I can honestly say I haven’t looked back on my decision once. Here’s a little catch though…my husband uses Instagram for his work account, so about once every other week I will go on the app and search people I used to follow (some family, and some random influencer accounts I followed for fitness and faith) and here’s my concluding analysis by not having the app anymore: Everyone is doing the same thing they were doing six months ago….you are not missing a thing! Maybe an engagement or pregnancy announcement has happened, but on the influencer accounts not a thing is different in the grand scheme of it.

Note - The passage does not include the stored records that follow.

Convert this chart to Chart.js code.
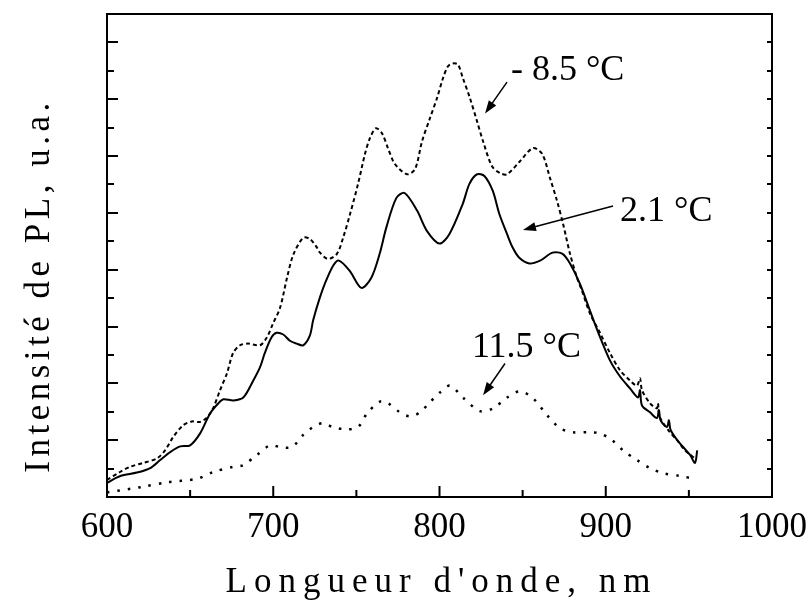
<!DOCTYPE html>
<html>
<head>
<meta charset="utf-8">
<script src="https://cdn.jsdelivr.net/npm/chart.js@4.4.1/dist/chart.umd.min.js"></script>
<style>
    html, body { margin: 0; padding: 0; background: #fff; }
</style>
</head>
<body>
<canvas id="chartPL" width="808" height="612"></canvas>
<script>
// longueurs d'onde (nm) et intensités (u.a.)
const wl85 = [600, 607.8, 613.8, 621.7, 630.1, 634.9, 639.7, 645.7, 651.1, 655.9, 660.2, 663.8, 668, 672.2, 675.8, 680, 684.8, 692, 696.2, 699.8, 704.1, 708.3, 711.9, 717.9, 722.1, 726.3, 728.1, 732.9, 738.3, 742, 746.2, 751, 755.2, 758.2, 761.8, 765.4, 769, 773.2, 780.5, 785.3, 789.5, 794.3, 798.5, 802.1, 805.1, 808.1, 811.1, 814.1, 818.3, 822.6, 826.2, 831.6, 836.4, 840.6, 848.4, 856.2, 861.7, 866.5, 870.7, 874.3, 878.5, 882.7, 885.7, 890.5, 896.5, 902.6, 908.6, 914.6, 918.8, 920.6, 921.8, 926.6, 930.8, 931.4, 932.6, 938.6, 942.9, 947.7, 953.7];
const pl85 = [0.30, 0.44, 0.53, 0.60, 0.68, 0.82, 1.05, 1.26, 1.33, 1.32, 1.40, 1.56, 1.88, 2.18, 2.53, 2.67, 2.70, 2.67, 2.81, 3.05, 3.33, 3.86, 4.25, 4.56, 4.54, 4.39, 4.30, 4.19, 4.28, 4.56, 4.98, 5.51, 6.04, 6.32, 6.49, 6.40, 6.14, 5.86, 5.68, 5.77, 6.26, 6.67, 7.02, 7.37, 7.58, 7.63, 7.61, 7.37, 7.02, 6.61, 6.26, 5.82, 5.70, 5.68, 5.91, 6.14, 6.04, 5.61, 5.21, 4.81, 4.28, 3.86, 3.63, 3.23, 2.89, 2.53, 2.23, 2.05, 1.96, 2.09, 1.88, 1.65, 1.56, 1.65, 1.40, 1.14, 1.00, 0.82, 0.68];

const wl21 = [600, 608, 618, 626, 632, 638, 644, 650, 656, 662, 667, 670, 676, 682, 688, 692, 695, 699, 702, 706, 710, 714, 718, 722, 724, 727.5, 731, 736, 739.5, 746, 753, 759, 764, 768, 774, 779, 786.5, 792.5, 800, 806, 814, 818, 822.6, 827, 832, 836, 840.6, 844, 848, 854, 860.5, 868, 874, 878.5, 884.5, 890.5, 896.5, 902.6, 908.6, 914.6, 919.4, 920.6, 921.8, 926.6, 930.8, 932, 933, 936.8, 938, 939, 943, 946.5, 950.7, 953.7, 955];
const pl21 = [0.25, 0.37, 0.43, 0.51, 0.65, 0.79, 0.89, 0.91, 1.12, 1.47, 1.65, 1.72, 1.70, 1.75, 2.05, 2.28, 2.54, 2.81, 2.89, 2.86, 2.75, 2.70, 2.67, 2.84, 3.11, 3.46, 3.75, 4.07, 4.16, 3.98, 3.68, 3.86, 4.28, 4.74, 5.26, 5.35, 5.04, 4.68, 4.46, 4.63, 5.16, 5.51, 5.68, 5.65, 5.39, 4.98, 4.63, 4.39, 4.21, 4.11, 4.16, 4.30, 4.28, 4.11, 3.75, 3.28, 2.82, 2.40, 2.12, 1.91, 1.75, 1.88, 1.61, 1.49, 1.39, 1.53, 1.35, 1.23, 1.35, 1.18, 1.00, 0.88, 0.74, 0.60, 0.82];

const wl115 = [600, 621.7, 636.1, 654.1, 663.8, 675.8, 681.8, 690.2, 698, 704.1, 711.3, 717.9, 723.9, 729.9, 735.9, 744.4, 751, 756.4, 764.2, 769, 776.2, 782.3, 788.3, 794.3, 800.3, 806.3, 814.1, 824.4, 832.2, 840.6, 848.4, 856.2, 864.7, 872.5, 880.3, 890.5, 896.5, 903.8, 910.4, 918.8, 926.6, 934.4, 944.7, 953.7];
const pl115 = [0.08, 0.18, 0.26, 0.32, 0.44, 0.53, 0.56, 0.74, 0.91, 0.88, 0.88, 1.09, 1.23, 1.30, 1.23, 1.19, 1.23, 1.47, 1.68, 1.65, 1.49, 1.42, 1.49, 1.67, 1.84, 1.96, 1.75, 1.51, 1.56, 1.75, 1.86, 1.74, 1.44, 1.21, 1.14, 1.14, 1.12, 1.00, 0.82, 0.65, 0.51, 0.42, 0.37, 0.32];

const temperatures = ['- 8.5 °C', '2.1 °C', '11.5 °C'];
const titreX = "Longueur d'onde, nm";
const titreY = 'Intensité de PL, u.a.';

const serif = '"Liberation Serif", "Times New Roman", serif';

const toPoints = (xs, ys) => xs.map((x, i) => ({ x: x, y: ys[i] }));

// étiquettes + flèches, en coordonnées des données
const annotations = [
    { texte: temperatures[0], tx: 843, ty: 7.33, de: [840.6, 7.30], a: [827.4, 6.75] },
    { texte: temperatures[1], tx: 908.6, ty: 4.86, de: [904.4, 5.12], a: [850.2, 4.70] },
    { texte: temperatures[2], tx: 819.5, ty: 2.46, de: [839.4, 2.35], a: [826.2, 1.79] }
];

const fleche = (ctx, x1, y1, x2, y2) => {
    const ang = Math.atan2(y2 - y1, x2 - x1);
    const L = 13, W = 4.5;
    ctx.beginPath();
    ctx.moveTo(x1, y1);
    ctx.lineTo(x2 - L * Math.cos(ang) * 0.8, y2 - L * Math.sin(ang) * 0.8);
    ctx.stroke();
    ctx.beginPath();
    ctx.moveTo(x2, y2);
    ctx.lineTo(x2 - L * Math.cos(ang) + W * Math.sin(ang), y2 - L * Math.sin(ang) - W * Math.cos(ang));
    ctx.lineTo(x2 - L * Math.cos(ang) - W * Math.sin(ang), y2 - L * Math.sin(ang) + W * Math.cos(ang));
    ctx.closePath();
    ctx.fill();
};

const cadre = {
    id: 'cadre',
    afterDatasetsDraw(chart) {
        const { ctx, chartArea: a, scales: { x, y } } = chart;
        ctx.save();
        ctx.strokeStyle = '#000';
        ctx.fillStyle = '#000';
        ctx.lineWidth = 2;
        ctx.strokeRect(a.left, a.top, a.right - a.left, a.bottom - a.top);

        // graduations vers l'intérieur
        ctx.beginPath();
        for (let v = 650; v < 1000; v += 50) {
            const px = x.getPixelForValue(v);
            const len = v % 100 === 0 ? 11 : 7;
            ctx.moveTo(px, a.bottom);
            ctx.lineTo(px, a.bottom - len);
        }
        for (let k = 1; k * 0.5 < y.max; k++) {
            const py = Math.round(y.getPixelForValue(k * 0.5));
            ctx.moveTo(a.left, py);
            ctx.lineTo(a.left + (k % 2 === 0 ? 11 : 7), py);
            ctx.moveTo(a.right, py);
            ctx.lineTo(a.right - 5, py);
        }
        ctx.stroke();

        // annotations
        ctx.lineWidth = 1.5;
        ctx.font = '36px ' + serif;
        ctx.textAlign = 'left';
        ctx.textBaseline = 'alphabetic';
        annotations.forEach(an => {
            ctx.fillText(an.texte, x.getPixelForValue(an.tx), y.getPixelForValue(an.ty));
            fleche(ctx,
                x.getPixelForValue(an.de[0]), y.getPixelForValue(an.de[1]),
                x.getPixelForValue(an.a[0]), y.getPixelForValue(an.a[1]));
        });

        // titres des axes
        ctx.font = '35px ' + serif;
        ctx.textAlign = 'center';
        ctx.textBaseline = 'middle';
        ctx.letterSpacing = '7px';
        ctx.fillText(titreX, (a.left + a.right) / 2 + 2, 583);
        ctx.letterSpacing = '4.5px';
        ctx.translate(40, (a.top + a.bottom) / 2 + 30);
        ctx.rotate(-Math.PI / 2);
        ctx.fillText(titreY, 0, 0);
        ctx.restore();
    }
};

const canvasPL = document.getElementById('chartPL');
const contextPL = canvasPL.getContext('2d');

const chartPL = new Chart(contextPL, {
    type: 'line',
    data: {
        datasets: [
            {
                label: temperatures[0],
                data: toPoints(wl85, pl85),
                borderColor: '#000',
                borderWidth: 2,
                borderDash: [4, 3],
                pointRadius: 0,
                tension: 0.3
            },
            {
                label: temperatures[1],
                data: toPoints(wl21, pl21),
                borderColor: '#000',
                borderWidth: 2,
                pointRadius: 0,
                tension: 0.3
            },
            {
                label: temperatures[2],
                data: toPoints(wl115, pl115),
                borderColor: '#000',
                borderWidth: 2.5,
                borderDash: [2.5, 8],
                pointRadius: 0,
                tension: 0.3
            }
        ]
    },
    options: {
        responsive: false,
        animation: false,
        layout: {
            padding: { top: 14, right: 36 }
        },
        plugins: {
            legend: { display: false },
            tooltip: { enabled: false }
        },
        scales: {
            x: {
                type: 'linear',
                min: 600,
                max: 1000,
                ticks: {
                    stepSize: 100,
                    color: '#000',
                    padding: 10,
                    font: { family: serif, size: 35 },
                    callback: (v) => String(v)
                },
                grid: { display: false, drawTicks: false },
                border: { display: false },
                afterFit: (scale) => {
                    scale.height = 115;
                    scale.paddingLeft = 0;
                    scale.paddingRight = 0;
                }
            },
            y: {
                type: 'linear',
                min: 0,
                max: 8.5,
                ticks: { display: false },
                grid: { display: false, drawTicks: false },
                border: { display: false },
                afterFit: (scale) => { scale.width = 107; }
            }
        }
    },
    plugins: [cadre]
});
</script>
</body>
</html>
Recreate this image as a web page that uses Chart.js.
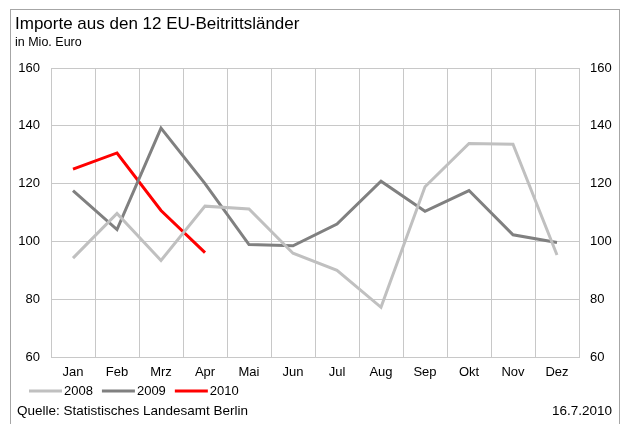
<!DOCTYPE html>
<html lang="de">
<head>
<meta charset="utf-8">
<title>Importe aus den 12 EU-Beitrittsländer</title>
<script src="https://cdn.jsdelivr.net/npm/chart.js@4/dist/chart.umd.min.js"></script>
<style>
    html, body {
        margin: 0;
        padding: 0;
        background: #ffffff;
    }

    #chartBox {
        position: relative;
        width: 621px;
        height: 424px;
    }
</style>
</head>
<body>
<div id="chartBox">
    <canvas id="importChart" width="621" height="424"></canvas>
</div>
<script>
const months = ["Jan", "Feb", "Mrz", "Apr", "Mai", "Jun", "Jul", "Aug", "Sep", "Okt", "Nov", "Dez"];

const imports2008 = [94.2, 109.7, 93.4, 112.2, 111.2, 95.9, 90.0, 77.2, 118.9, 133.9, 133.6, 95.3];
const imports2009 = [117.6, 104.1, 139.2, 120.0, 98.9, 98.5, 106.0, 120.8, 110.4, 117.6, 102.3, 99.6];
const imports2010 = [125.0, 130.6, 110.7, 96.1];

const yTicks = [60, 80, 100, 120, 140, 160];

const titleText = "Importe aus den 12 EU-Beitrittsländer";
const subtitleText = "in Mio. Euro";
const sourceText = "Quelle: Statistisches Landesamt Berlin";
const dateText = "16.7.2010";

const fontFamily = "'Liberation Sans', Arial, sans-serif";
const gridColor = "#c8c8c8";

// frame, heading, legend and footer are painted straight on the canvas
const decorations = {
    id: "decorations",
    beforeDraw(chart) {
        const ctx = chart.ctx;

        ctx.save();
        ctx.fillStyle = "#ffffff";
        ctx.fillRect(0, 0, chart.width, chart.height);
        ctx.strokeStyle = "#a6a6a6";
        ctx.lineWidth = 1;
        ctx.strokeRect(10.5, 9.5, 609, 430);
        ctx.restore();
    },
    afterDraw(chart) {
        const ctx = chart.ctx;

        ctx.save();
        ctx.fillStyle = "#000000";
        ctx.textBaseline = "middle";
        ctx.textAlign = "left";

        ctx.font = `17px ${fontFamily}`;
        ctx.fillText(titleText, 15, 24);

        ctx.font = `12.5px ${fontFamily}`;
        ctx.fillText(subtitleText, 15, 43);

        // legend: short line sample followed by the series name
        ctx.font = `13px ${fontFamily}`;
        let x = 29;
        const legendY = 391;

        for (const dataset of chart.data.datasets) {
            ctx.strokeStyle = dataset.borderColor;
            ctx.lineWidth = 3;
            ctx.beginPath();
            ctx.moveTo(x, legendY);
            ctx.lineTo(x + 33, legendY);
            ctx.stroke();

            ctx.fillText(dataset.label, x + 35, legendY);
            x += 35 + ctx.measureText(dataset.label).width + 9;
        }

        ctx.font = `13.5px ${fontFamily}`;
        ctx.fillText(sourceText, 17, 411);

        ctx.textAlign = "right";
        ctx.fillText(dateText, 612, 411);
        ctx.restore();
    }
};

function makeSeries(label, data, color) {
    return {
        label,
        data,
        borderColor: color,
        backgroundColor: color,
        borderWidth: 3,
        pointRadius: 0,
        pointHoverRadius: 0,
        tension: 0,
        fill: false
    };
}

document.addEventListener("DOMContentLoaded", () => {
    const canvas = document.getElementById("importChart");
    const ctx = canvas.getContext("2d");

    const tickFont = { family: fontFamily, size: 13 };

    window.importChart = new Chart(ctx, {
        type: "line",
        data: {
            labels: months,
            datasets: [
                makeSeries("2008", imports2008, "#c0c0c0"),
                makeSeries("2009", imports2009, "#808080"),
                makeSeries("2010", imports2010, "#ff0000")
            ]
        },
        options: {
            responsive: false,
            devicePixelRatio: 1,
            animation: false,
            layout: {
                padding: { top: 68, bottom: 37, left: 0, right: 0 }
            },
            plugins: {
                legend: { display: false },
                title: { display: false },
                tooltip: { enabled: false }
            },
            scales: {
                x: {
                    offset: true,
                    grid: {
                        offset: true,
                        color: gridColor,
                        drawTicks: false
                    },
                    border: { color: gridColor },
                    ticks: {
                        font: tickFont,
                        color: "#000000",
                        padding: 8,
                        maxRotation: 0
                    },
                    afterFit(scale) {
                        scale.height = 30;
                    }
                },
                y: {
                    position: "left",
                    min: 60,
                    max: 160,
                    grid: {
                        color: gridColor,
                        drawTicks: false
                    },
                    border: { color: gridColor },
                    afterBuildTicks(scale) {
                        scale.ticks = yTicks.map(value => ({ value }));
                    },
                    ticks: {
                        font: tickFont,
                        color: "#000000",
                        padding: 11
                    },
                    afterFit(scale) {
                        scale.width = 51;
                    }
                },
                y2: {
                    position: "right",
                    min: 60,
                    max: 160,
                    grid: {
                        display: false,
                        drawTicks: false
                    },
                    border: { display: false },
                    afterBuildTicks(scale) {
                        scale.ticks = yTicks.map(value => ({ value }));
                    },
                    ticks: {
                        font: tickFont,
                        color: "#000000",
                        padding: 11
                    },
                    afterFit(scale) {
                        scale.width = 42;
                    }
                }
            }
        },
        plugins: [decorations]
    });
});
</script>
</body>
</html>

I have one last take away when it comes to deleting my social media and this is a big one: you realize who actually cares about your life. I can’t tell you how many people I thought were my ‘friends’, but once I was off social media it seemed like these ‘friends’ who were usually liking my stories and posts were nowhere to be found in my text messages and phone calls anymore. This truth really does come out. Social media has made it easy for people to connect and stay in touch with the like of a picture or a comment on your story, but is that where the connection ends? In my experience, the answer is yes.
Although the quantity of people in my life has decreased since removing social media, at least I can say it’s been for the good. Superficial connections are a thing of the past for me. I don’t want to sit around wasting time scrolling on my phone, being consumed by Instagram reels and checking Snapchat stories every time I pick up my phone. My children deserve a better mother and role model than that. More is caught than taught, mamas; remember that. Thus, I have no more personal social media and I’m thriving.